Tellingly, it was Kathy Sinnott, someone originating from the United States and thus uncontaminated by an Irish clientelist mindset, who made us wake up to the reality of how badly we were treating our children 15 years ago. The legal action she took to have her autistic son educated forced the then Fianna Fáil-led government to make schools more inclusive.

It also led directly to the Education for Persons with Special Needs Act (EPSEN) Act 2004, which has turned out to be the biggest joke played on children with intellectual disabilities, and the cruellest one too. The introduction of the Act bought then taoiseach Bertie Ahern and minister for education Mary Hanafin some positive headlines, but the necessary resources never materialised.

By March 2008, as the boom got “boomier”, Ms Hanafin was telling anyone who’d listen that the Act would be implemented in full by October 2010. Five years later, only a few sections of the Act have been implemented and services have been slimmed down by austerity, notwithstanding the recent extension of special needs entitlements to children with “mild” intellectual disabilities.

A troika-imposed measure, which remains in place, means that children with special educational needs receive only 85 per cent of their recommended resource teaching hours.

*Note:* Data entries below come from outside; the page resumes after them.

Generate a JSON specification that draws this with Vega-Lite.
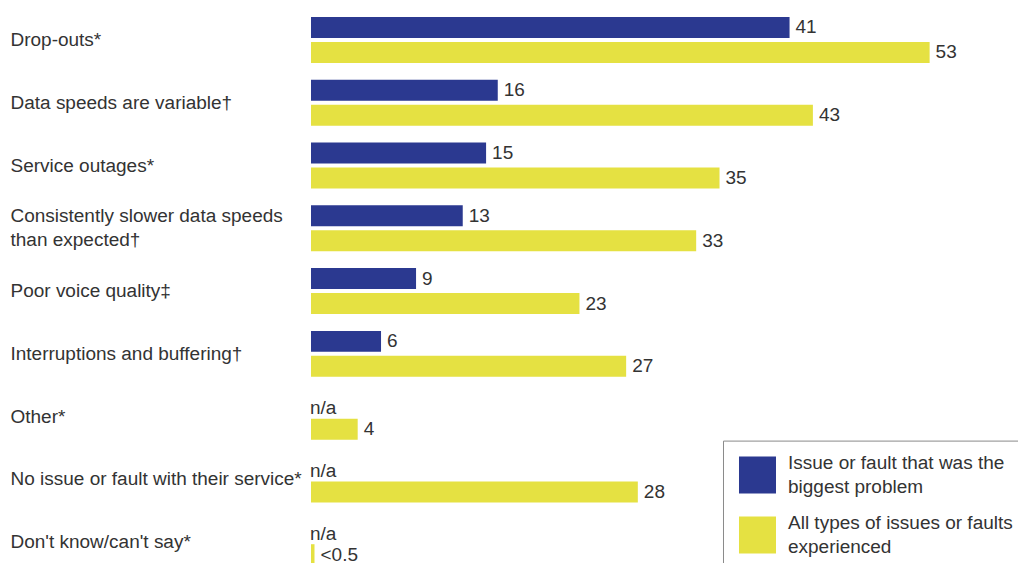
{
  "$schema": "https://vega.github.io/schema/vega-lite/v6.json",
  "width": 705,
  "height": 565,
  "autosize": "none",
  "padding": {"left": 311, "top": 8.6, "right": 2, "bottom": 0},
  "background": "white",
  "config": {
    "view": {"stroke": null},
    "font": "Liberation Sans",
    "text": {"font": "Liberation Sans", "fontSize": 19, "fill": "#333333"}
  },
  "data": {
    "values": [
      {"category": "Drop-outs*", "series": "biggest", "value": 41, "label": "41"},
      {"category": "Drop-outs*", "series": "all", "value": 53, "label": "53"},
      {"category": "Data speeds are variable†", "series": "biggest", "value": 16, "label": "16"},
      {"category": "Data speeds are variable†", "series": "all", "value": 43, "label": "43"},
      {"category": "Service outages*", "series": "biggest", "value": 15, "label": "15"},
      {"category": "Service outages*", "series": "all", "value": 35, "label": "35"},
      {"category": "Consistently slower data speeds|than expected†", "series": "biggest", "value": 13, "label": "13"},
      {"category": "Consistently slower data speeds|than expected†", "series": "all", "value": 33, "label": "33"},
      {"category": "Poor voice quality‡", "series": "biggest", "value": 9, "label": "9"},
      {"category": "Poor voice quality‡", "series": "all", "value": 23, "label": "23"},
      {"category": "Interruptions and buffering†", "series": "biggest", "value": 6, "label": "6"},
      {"category": "Interruptions and buffering†", "series": "all", "value": 27, "label": "27"},
      {"category": "Other*", "series": "biggest", "value": 0, "label": "n/a"},
      {"category": "Other*", "series": "all", "value": 4, "label": "4"},
      {"category": "No issue or fault with their service*", "series": "biggest", "value": 0, "label": "n/a"},
      {"category": "No issue or fault with their service*", "series": "all", "value": 28, "label": "28"},
      {"category": "Don't know/can't say*", "series": "biggest", "value": 0, "label": "n/a"},
      {"category": "Don't know/can't say*", "series": "all", "value": 0.3, "label": "<0.5"}
    ]
  },
  "encoding": {
    "y": {
      "field": "category",
      "type": "nominal",
      "sort": null,
      "scale": {"paddingInner": 0, "paddingOuter": 0},
      "axis": {
        "title": null,
        "domain": false,
        "ticks": false,
        "tickSize": 0,
        "labelAlign": "left",
        "labelPadding": 301,
        "labelFont": "Liberation Sans",
        "labelFontSize": 19,
        "labelColor": "#333333",
        "labelLimit": 400,
        "labelLineHeight": 24,
        "labelOffset": {"condition": {"test": "indexof(datum.value, '|') >= 0", "value": -12}, "value": 0},
        "labelExpr": "split(datum.value, '|')"
      }
    },
    "yOffset": {
      "field": "series",
      "type": "nominal",
      "scale": {"domain": ["biggest", "all"], "paddingInner": 0.16, "paddingOuter": 0.336}
    },
    "x": {
      "field": "value",
      "type": "quantitative",
      "scale": {"domain": [0, 60.4], "nice": false},
      "axis": null
    }
  },
  "layer": [
    {
      "mark": {"type": "bar"},
      "encoding": {
        "color": {
          "field": "series",
          "type": "nominal",
          "scale": {"domain": ["biggest", "all"], "range": ["#2B3990", "#E5E142"]},
          "legend": {
            "title": null,
            "orient": "none",
            "legendX": 412,
            "legendY": 432,
            "padding": 16,
            "strokeColor": "#8a8a8a",
            "fillColor": "white",
            "symbolType": "square",
            "symbolSize": 1369,
            "symbolStrokeWidth": 0,
            "symbolOpacity": 1,
            "labelFont": "Liberation Sans",
            "labelFontSize": 19,
            "labelColor": "#333333",
            "labelLimit": 400,
            "labelOffset": 12,
            "rowPadding": 16,
            "labelExpr": "datum.value == 'biggest' ? ['Issue or fault that was the', 'biggest problem'] : ['All types of issues or faults', 'experienced']",
            "encode": {"labels": {"update": {"lineHeight": {"value": 24}, "dy": {"value": -12}}}}
          }
        }
      }
    },
    {
      "transform": [{"filter": "datum.label != 'n/a'"}],
      "mark": {"type": "text", "align": "left", "baseline": "middle", "dx": 6, "dy": 0},
      "encoding": {"text": {"field": "label"}}
    },
    {
      "transform": [{"filter": "datum.label == 'n/a'"}],
      "mark": {"type": "text", "align": "left", "baseline": "middle", "dx": -1, "dy": 4},
      "encoding": {"text": {"field": "label"}}
    }
  ]
}
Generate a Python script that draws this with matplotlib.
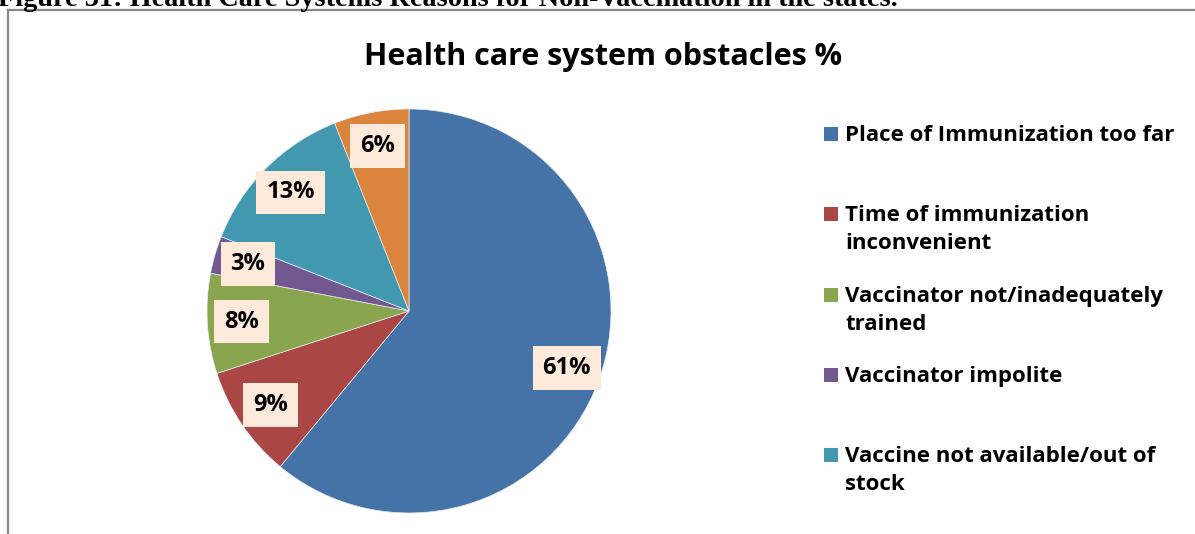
import matplotlib
matplotlib.use("Agg")
import matplotlib.pyplot as plt
from matplotlib.patches import Rectangle
from matplotlib.lines import Line2D
import numpy as np

# Dados do gráfico
categorias = [
    "Place of Immunization too far",
    "Time of immunization\ninconvenient",
    "Vaccinator not/inadequately\ntrained",
    "Vaccinator impolite",
    "Vaccine not available/out of\nstock",
    "Out of stock",
]
valores = [61, 9, 8, 3, 13, 6]
cores = ["#4572A7", "#AA4643", "#89A54E", "#71588F", "#4198AF", "#DB843D"]

titulo = "Health care system obstacles %"
legenda_titulo = "Figure 31: Health Care Systems Reasons for Non-Vaccination in the states."

FONTE = "Open Sans"
W, H = 1195, 534
fig = plt.figure(figsize=(W / 100, H / 100), dpi=100)

# Moldura do gráfico (só esquerda e topo aparecem)
fig.add_artist(Line2D([8 / W, 8 / W], [0, 1 - 10 / H], color="#888888", lw=1.6))
fig.add_artist(Line2D([8 / W, 1], [1 - 10 / H, 1 - 10 / H], color="#888888", lw=1.6))

# Legenda da figura, cortada no topo
fig.text(-2 / W, 1 - 6 / H, legenda_titulo, family="Liberation Serif",
         fontweight="bold", fontsize=20.3, ha="left", va="baseline")

# Título do gráfico
fig.text(603 / W, 1 - 57 / H, titulo, family=FONTE, fontweight="bold",
         fontsize=22, ha="center", va="center")

# Pizza: centro (409, 311), raio 202 px
cx, cy, r = 409, 311, 202
ax = fig.add_axes([(cx - r) / W, (H - cy - r) / H, 2 * r / W, 2 * r / H])
wedges, textos, pcts = ax.pie(
    valores, colors=cores, startangle=90, counterclock=False,
    autopct=lambda p: "{:.0f}%".format(p), pctdistance=0.83,
    wedgeprops=dict(edgecolor="#e8eef5", linewidth=0.5),
    textprops=dict(family=FONTE, fontweight="bold", fontsize=17, color="black"),
)
for t in pcts:
    t.set_bbox(dict(boxstyle="square,pad=0.42", facecolor="#FDEADA", edgecolor="none"))
ax.set_xlim(-1, 1)
ax.set_ylim(-1, 1)
ax.set_aspect("equal")
ax.axis("off")

# Legenda desenhada à mão (quadrado alinhado à primeira linha)
y_itens = [134, 214, 295, 375, 455]
for y, nome, cor in zip(y_itens, categorias[:5], cores[:5]):
    fig.add_artist(Rectangle((824 / W, 1 - (y + 7) / H), 14 / W, 14 / H,
                             facecolor=cor, edgecolor="none"))
    fig.text(845 / W, 1 - (y - 9) / H, nome, family=FONTE, fontweight="bold",
             fontsize=16, ha="left", va="top", linespacing=1.44)

fig.savefig("out.png", dpi=100)
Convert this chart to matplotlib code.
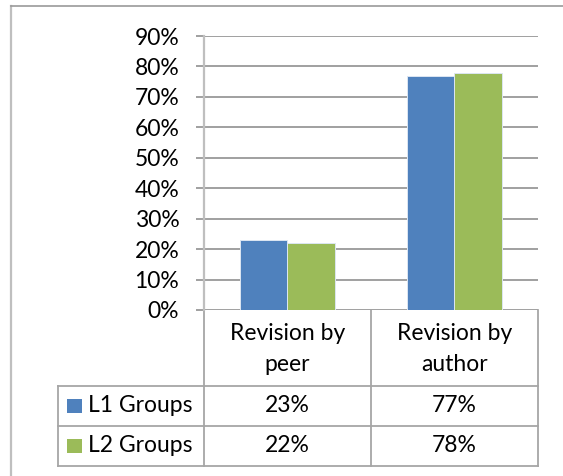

While some schools have introduced Individual Education Plans for children with disabilities, as promised under the Act, they lack effectiveness because funding still follows the service provider rather than the student.

The National Council for Special Education (NCSE) estimated in 2006 that it would cost €235 million a year across the health and education sectors to fully implement the Act. However, Minister for Education Jan O'Sullivan says her department believes the investment required would be greater, and thus it's not a feasible proposition at present.

Fair enough in one sense. The Government’s doesn’t have unlimited finances. But it does have control over whether or not to make the system fairer, within current budget constraints.

Recommendations by the NCSE last year which would have seen resources tilt away from schools in middle-class areas towards those in disadvantage blackspots were shelved.

Ms O'Sullivan has set up a pilot project to further explore the issue, citing a need for wider consultation. But the decision smacks of a Government terrified of upsetting a core electoral constituency. Moreover it follows a pattern.

Plans by Ms O'Sullivan's predecessor Ruairí Quinn to reform the student grant system to prevent abuses by wealthy farmers and landowners were torpedoed by Fine Gael. And there's another challenge on the horizon. Ms O'Sullivan is due to publish in the autumn regulations giving effect to the Admission to Schools Bill, which seeks to combat various forms of discrimination, including that based on disability.

Her initiative has led to a predictable backlash from Fine Gael TDs who on this, and also more recently on issue of school patronage, have effectively told the Minister to shut up and concentrate on the economy.

The next few months will tell us whether this Government is serious about fairness. Or whether it just likes to boast about an economic recovery over which – as any economics undergraduate will tell you – it has had limited influence.